Problem to solve
Copy, from the entries below, each line where the word "diagram" can be found.

Source data
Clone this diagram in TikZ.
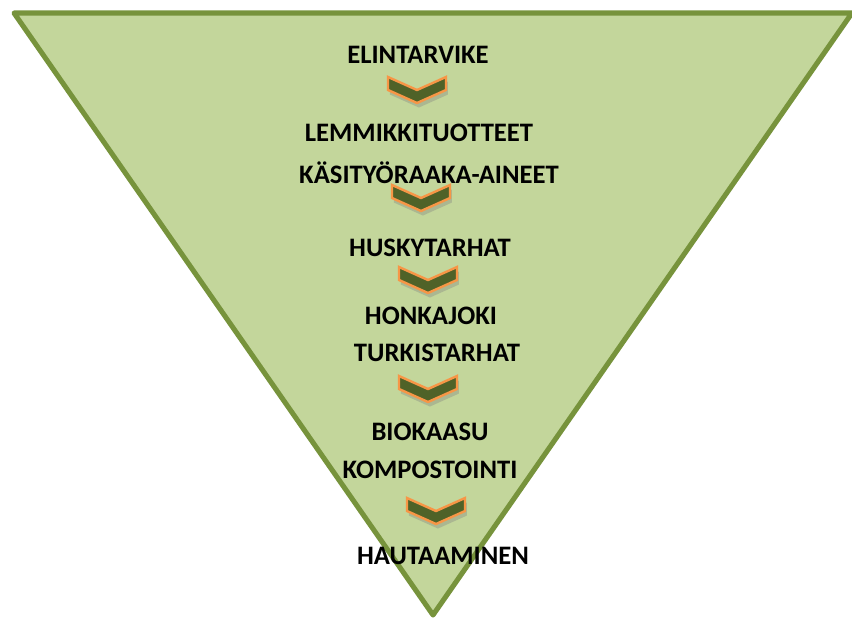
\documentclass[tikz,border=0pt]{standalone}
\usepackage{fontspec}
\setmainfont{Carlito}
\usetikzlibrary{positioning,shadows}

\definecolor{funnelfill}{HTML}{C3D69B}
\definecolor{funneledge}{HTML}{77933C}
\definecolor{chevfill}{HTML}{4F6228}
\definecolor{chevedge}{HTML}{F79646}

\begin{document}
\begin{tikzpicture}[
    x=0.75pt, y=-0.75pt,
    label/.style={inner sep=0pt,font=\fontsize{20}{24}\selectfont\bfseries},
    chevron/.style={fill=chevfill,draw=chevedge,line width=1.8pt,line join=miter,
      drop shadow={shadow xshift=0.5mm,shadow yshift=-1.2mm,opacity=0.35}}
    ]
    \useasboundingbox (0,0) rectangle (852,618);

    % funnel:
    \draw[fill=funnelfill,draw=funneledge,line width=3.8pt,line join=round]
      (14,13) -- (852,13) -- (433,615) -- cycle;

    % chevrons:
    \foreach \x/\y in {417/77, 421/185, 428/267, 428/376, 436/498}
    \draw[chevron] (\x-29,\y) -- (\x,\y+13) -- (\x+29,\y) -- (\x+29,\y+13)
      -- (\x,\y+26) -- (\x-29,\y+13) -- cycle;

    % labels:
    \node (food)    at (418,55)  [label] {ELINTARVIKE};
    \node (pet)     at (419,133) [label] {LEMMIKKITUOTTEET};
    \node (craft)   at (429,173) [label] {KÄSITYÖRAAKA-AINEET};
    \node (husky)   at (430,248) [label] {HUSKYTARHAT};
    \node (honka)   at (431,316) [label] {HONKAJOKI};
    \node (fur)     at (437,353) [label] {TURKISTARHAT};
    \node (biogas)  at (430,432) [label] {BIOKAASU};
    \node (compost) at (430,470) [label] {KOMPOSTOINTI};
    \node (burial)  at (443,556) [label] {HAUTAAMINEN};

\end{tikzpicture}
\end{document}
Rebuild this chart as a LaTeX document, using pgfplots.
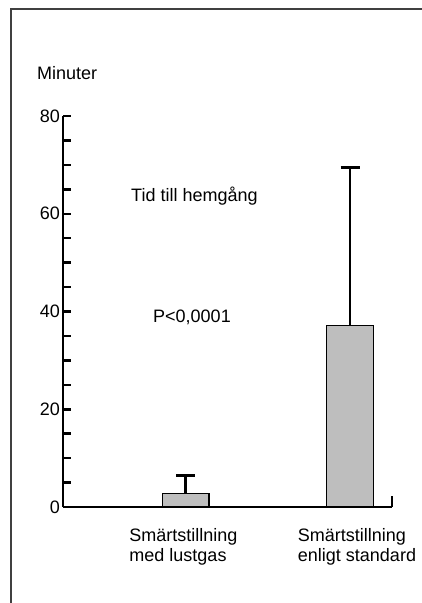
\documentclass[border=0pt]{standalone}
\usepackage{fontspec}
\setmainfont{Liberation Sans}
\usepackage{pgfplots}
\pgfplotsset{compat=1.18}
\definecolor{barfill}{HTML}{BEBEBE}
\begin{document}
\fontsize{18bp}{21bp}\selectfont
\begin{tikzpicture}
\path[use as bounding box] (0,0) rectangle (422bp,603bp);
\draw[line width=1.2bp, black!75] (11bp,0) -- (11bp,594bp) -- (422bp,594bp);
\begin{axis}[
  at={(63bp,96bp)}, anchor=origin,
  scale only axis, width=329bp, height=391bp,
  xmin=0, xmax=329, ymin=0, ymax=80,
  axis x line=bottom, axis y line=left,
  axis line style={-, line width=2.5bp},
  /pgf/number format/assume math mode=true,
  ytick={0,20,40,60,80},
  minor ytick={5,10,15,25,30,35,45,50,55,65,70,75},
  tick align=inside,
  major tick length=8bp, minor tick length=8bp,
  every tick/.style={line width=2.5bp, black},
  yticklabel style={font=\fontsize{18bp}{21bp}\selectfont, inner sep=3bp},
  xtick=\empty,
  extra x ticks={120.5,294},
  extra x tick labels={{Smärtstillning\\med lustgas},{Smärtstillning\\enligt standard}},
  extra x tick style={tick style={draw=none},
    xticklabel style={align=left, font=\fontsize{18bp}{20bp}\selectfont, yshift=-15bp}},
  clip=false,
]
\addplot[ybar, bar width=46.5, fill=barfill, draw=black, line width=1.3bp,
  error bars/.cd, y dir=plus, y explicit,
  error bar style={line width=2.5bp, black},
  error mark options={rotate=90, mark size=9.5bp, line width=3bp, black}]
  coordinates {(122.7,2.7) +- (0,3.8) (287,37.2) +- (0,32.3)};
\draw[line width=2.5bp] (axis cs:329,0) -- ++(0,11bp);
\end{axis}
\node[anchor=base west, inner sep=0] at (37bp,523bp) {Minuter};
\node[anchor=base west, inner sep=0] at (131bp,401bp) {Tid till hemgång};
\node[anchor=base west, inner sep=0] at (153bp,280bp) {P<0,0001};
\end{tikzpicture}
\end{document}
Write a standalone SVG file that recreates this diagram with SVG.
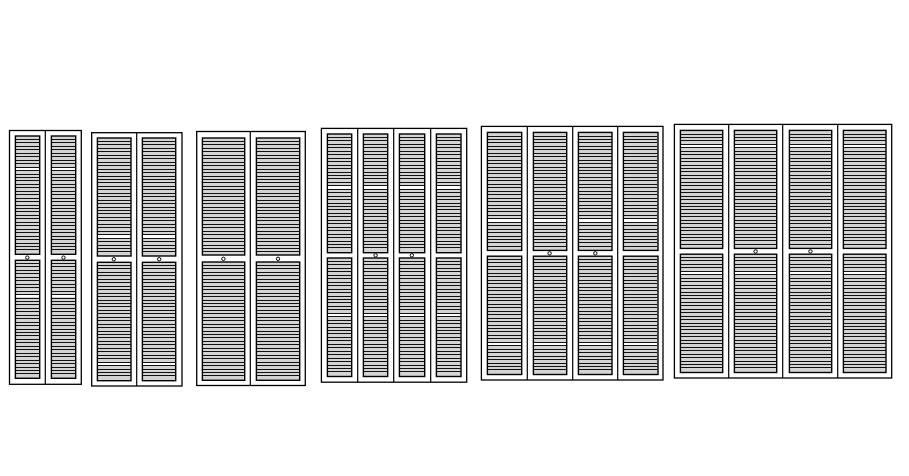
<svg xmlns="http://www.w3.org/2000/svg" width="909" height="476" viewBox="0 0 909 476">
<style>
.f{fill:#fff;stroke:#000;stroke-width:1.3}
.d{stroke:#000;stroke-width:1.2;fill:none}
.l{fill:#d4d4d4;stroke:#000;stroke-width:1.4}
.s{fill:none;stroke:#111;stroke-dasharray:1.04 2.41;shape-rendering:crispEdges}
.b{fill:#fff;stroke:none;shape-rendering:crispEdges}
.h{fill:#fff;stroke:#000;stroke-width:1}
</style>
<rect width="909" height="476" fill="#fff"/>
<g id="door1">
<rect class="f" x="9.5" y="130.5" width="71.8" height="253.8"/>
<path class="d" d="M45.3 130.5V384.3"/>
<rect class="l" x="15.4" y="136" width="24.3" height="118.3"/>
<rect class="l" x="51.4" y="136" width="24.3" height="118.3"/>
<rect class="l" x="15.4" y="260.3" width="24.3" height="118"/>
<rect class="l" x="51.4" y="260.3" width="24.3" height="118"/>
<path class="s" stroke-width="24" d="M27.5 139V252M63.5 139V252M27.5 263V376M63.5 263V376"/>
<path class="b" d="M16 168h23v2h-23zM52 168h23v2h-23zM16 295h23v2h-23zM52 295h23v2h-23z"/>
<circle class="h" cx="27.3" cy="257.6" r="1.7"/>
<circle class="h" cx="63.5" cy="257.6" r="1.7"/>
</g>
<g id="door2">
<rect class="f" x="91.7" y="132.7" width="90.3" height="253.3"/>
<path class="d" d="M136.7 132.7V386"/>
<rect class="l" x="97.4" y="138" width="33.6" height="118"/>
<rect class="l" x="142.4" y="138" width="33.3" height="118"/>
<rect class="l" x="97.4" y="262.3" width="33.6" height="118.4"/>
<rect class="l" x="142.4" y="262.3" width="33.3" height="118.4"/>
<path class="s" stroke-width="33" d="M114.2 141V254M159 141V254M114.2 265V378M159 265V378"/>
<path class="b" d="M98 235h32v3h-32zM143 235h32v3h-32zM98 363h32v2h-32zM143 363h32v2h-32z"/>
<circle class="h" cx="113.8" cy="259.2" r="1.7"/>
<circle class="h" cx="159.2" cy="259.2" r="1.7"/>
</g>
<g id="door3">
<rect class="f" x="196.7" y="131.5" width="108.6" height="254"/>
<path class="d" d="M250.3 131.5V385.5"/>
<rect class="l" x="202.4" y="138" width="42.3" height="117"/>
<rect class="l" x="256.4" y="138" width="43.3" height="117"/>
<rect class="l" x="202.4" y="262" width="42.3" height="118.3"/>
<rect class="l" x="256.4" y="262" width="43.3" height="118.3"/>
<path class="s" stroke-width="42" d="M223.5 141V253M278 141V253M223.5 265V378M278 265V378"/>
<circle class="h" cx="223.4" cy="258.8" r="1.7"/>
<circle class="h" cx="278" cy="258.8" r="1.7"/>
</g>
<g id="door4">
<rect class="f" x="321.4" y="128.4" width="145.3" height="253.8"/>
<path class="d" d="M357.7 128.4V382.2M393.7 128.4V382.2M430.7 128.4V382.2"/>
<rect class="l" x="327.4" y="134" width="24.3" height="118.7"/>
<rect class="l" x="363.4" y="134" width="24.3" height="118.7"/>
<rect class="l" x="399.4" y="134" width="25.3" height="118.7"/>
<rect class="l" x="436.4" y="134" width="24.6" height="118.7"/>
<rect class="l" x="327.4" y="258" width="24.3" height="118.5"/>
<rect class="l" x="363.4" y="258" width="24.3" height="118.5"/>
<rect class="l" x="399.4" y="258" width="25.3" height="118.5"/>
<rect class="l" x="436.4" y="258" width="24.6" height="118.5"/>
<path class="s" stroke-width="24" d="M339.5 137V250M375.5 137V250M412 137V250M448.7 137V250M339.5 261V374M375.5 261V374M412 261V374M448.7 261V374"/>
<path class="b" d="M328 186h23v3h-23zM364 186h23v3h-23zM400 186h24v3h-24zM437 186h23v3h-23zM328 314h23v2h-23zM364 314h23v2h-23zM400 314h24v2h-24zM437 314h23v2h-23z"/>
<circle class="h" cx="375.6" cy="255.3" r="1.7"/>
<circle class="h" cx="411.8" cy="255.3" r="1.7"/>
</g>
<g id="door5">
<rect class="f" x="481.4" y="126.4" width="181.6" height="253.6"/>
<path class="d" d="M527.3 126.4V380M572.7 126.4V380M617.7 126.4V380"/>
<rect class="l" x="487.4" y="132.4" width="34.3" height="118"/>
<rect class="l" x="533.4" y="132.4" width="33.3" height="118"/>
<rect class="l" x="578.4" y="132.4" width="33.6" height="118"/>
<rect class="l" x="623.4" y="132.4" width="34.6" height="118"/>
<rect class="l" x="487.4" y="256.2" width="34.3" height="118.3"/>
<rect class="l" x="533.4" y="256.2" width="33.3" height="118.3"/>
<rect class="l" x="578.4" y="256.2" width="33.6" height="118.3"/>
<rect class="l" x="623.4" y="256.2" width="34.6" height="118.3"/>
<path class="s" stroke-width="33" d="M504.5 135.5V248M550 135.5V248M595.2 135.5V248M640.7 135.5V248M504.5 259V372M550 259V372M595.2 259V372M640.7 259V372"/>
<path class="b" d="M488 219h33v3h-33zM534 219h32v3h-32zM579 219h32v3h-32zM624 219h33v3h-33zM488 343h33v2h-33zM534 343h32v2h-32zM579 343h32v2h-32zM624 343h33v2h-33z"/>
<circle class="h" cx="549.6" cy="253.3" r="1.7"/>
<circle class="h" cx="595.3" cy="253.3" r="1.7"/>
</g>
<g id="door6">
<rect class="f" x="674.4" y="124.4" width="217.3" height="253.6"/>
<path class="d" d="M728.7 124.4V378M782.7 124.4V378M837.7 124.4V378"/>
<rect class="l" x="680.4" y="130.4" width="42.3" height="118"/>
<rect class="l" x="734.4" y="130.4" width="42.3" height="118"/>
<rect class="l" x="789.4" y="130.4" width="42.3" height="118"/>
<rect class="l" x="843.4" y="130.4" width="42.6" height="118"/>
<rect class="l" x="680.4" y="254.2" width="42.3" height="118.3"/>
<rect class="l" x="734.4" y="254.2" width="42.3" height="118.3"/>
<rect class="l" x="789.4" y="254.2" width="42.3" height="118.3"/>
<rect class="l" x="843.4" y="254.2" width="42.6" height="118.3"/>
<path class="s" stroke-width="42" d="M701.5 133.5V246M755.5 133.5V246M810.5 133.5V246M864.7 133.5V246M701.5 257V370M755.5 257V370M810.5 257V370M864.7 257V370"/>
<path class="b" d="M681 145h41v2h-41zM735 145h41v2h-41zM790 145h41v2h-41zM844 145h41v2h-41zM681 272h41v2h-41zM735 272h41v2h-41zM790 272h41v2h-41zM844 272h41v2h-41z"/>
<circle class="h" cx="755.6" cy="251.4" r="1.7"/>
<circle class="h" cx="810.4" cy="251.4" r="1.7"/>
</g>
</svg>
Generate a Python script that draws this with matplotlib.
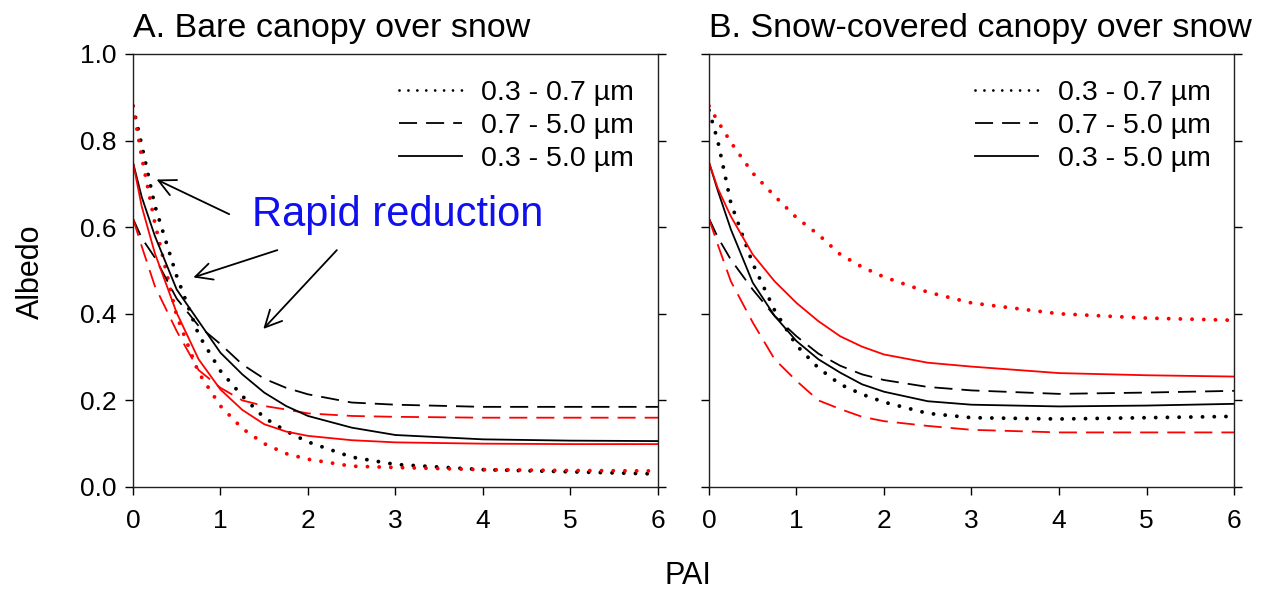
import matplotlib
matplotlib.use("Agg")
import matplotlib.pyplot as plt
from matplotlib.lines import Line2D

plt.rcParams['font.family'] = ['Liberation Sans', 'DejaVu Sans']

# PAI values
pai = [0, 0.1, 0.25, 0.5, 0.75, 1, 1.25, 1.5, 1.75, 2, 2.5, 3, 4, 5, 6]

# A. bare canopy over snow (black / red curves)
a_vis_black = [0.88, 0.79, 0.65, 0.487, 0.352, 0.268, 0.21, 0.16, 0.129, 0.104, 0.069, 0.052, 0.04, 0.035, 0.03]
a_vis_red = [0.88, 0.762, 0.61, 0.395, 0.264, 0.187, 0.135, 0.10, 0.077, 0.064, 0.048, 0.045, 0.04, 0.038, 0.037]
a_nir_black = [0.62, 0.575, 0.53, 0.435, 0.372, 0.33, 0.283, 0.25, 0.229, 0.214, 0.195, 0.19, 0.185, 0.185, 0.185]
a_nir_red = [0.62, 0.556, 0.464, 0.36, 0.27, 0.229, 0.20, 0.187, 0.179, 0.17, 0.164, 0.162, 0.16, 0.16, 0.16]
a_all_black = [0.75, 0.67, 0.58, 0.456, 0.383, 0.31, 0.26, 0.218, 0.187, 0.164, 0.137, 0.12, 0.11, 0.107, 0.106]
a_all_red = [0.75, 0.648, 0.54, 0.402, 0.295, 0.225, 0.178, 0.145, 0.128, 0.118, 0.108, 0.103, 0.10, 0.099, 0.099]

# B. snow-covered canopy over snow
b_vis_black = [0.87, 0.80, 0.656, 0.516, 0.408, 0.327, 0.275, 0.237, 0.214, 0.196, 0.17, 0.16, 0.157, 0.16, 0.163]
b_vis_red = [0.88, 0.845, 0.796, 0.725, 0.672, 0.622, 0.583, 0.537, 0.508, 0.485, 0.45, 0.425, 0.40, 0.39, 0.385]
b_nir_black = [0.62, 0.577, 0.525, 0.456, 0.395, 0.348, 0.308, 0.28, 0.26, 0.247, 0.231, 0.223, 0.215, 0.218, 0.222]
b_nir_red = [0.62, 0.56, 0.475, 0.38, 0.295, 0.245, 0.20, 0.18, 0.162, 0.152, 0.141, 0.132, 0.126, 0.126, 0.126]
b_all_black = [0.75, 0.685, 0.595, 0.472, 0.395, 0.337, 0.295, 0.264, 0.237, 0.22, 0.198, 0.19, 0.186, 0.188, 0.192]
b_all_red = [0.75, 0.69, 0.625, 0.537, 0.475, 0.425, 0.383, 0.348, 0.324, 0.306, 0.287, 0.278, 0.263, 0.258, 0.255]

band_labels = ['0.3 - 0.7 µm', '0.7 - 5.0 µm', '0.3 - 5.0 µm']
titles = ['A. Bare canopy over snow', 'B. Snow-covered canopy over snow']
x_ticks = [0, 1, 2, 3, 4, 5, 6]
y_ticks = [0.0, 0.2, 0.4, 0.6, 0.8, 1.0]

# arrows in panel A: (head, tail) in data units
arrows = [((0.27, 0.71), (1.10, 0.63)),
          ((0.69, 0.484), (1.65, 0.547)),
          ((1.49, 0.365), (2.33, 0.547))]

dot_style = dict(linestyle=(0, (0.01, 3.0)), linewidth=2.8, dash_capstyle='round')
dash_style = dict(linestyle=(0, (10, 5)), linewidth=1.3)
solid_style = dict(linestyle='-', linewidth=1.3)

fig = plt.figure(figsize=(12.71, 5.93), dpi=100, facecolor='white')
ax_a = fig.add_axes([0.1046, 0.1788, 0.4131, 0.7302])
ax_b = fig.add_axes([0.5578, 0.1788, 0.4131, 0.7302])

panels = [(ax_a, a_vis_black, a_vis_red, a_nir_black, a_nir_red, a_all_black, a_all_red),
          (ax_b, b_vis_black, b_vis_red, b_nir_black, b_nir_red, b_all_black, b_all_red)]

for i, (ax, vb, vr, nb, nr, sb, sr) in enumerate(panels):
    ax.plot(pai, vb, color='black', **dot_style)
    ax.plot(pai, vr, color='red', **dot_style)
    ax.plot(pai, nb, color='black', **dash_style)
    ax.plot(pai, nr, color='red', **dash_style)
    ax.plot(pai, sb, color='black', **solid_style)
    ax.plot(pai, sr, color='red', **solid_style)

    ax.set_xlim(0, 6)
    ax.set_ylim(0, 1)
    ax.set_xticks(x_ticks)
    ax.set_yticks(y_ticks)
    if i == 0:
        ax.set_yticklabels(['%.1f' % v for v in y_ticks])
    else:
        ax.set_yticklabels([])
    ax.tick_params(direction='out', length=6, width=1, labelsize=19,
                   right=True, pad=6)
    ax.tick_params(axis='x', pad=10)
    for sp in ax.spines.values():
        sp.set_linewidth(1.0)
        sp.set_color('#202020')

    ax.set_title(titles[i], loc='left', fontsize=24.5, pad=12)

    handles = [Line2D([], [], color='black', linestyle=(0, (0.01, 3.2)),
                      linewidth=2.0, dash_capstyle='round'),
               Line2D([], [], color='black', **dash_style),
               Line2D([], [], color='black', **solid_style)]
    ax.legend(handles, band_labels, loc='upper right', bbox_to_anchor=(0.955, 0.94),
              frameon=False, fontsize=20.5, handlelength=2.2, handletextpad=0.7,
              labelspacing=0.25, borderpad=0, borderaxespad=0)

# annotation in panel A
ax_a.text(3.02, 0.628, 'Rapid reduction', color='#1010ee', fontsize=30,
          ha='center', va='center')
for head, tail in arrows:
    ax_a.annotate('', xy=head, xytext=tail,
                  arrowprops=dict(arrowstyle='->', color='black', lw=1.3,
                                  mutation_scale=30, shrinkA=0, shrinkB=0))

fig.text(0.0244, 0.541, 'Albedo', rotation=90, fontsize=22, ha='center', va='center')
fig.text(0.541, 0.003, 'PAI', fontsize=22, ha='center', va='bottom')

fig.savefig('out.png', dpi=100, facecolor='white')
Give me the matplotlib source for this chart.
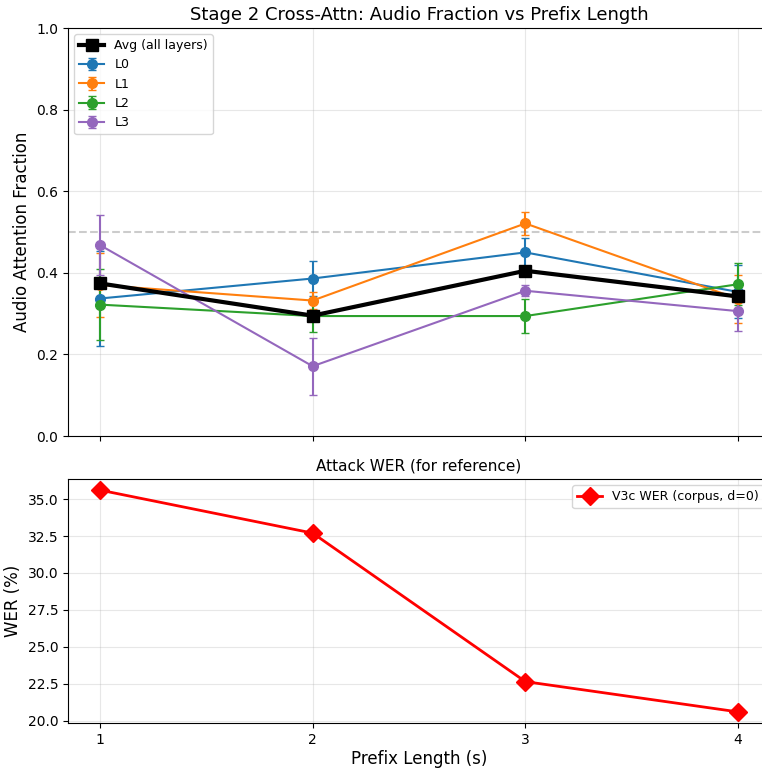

Response for this exercise
Clone this diagram in TikZ.
Write a standalone SVG file that recreates this diagram with SVG.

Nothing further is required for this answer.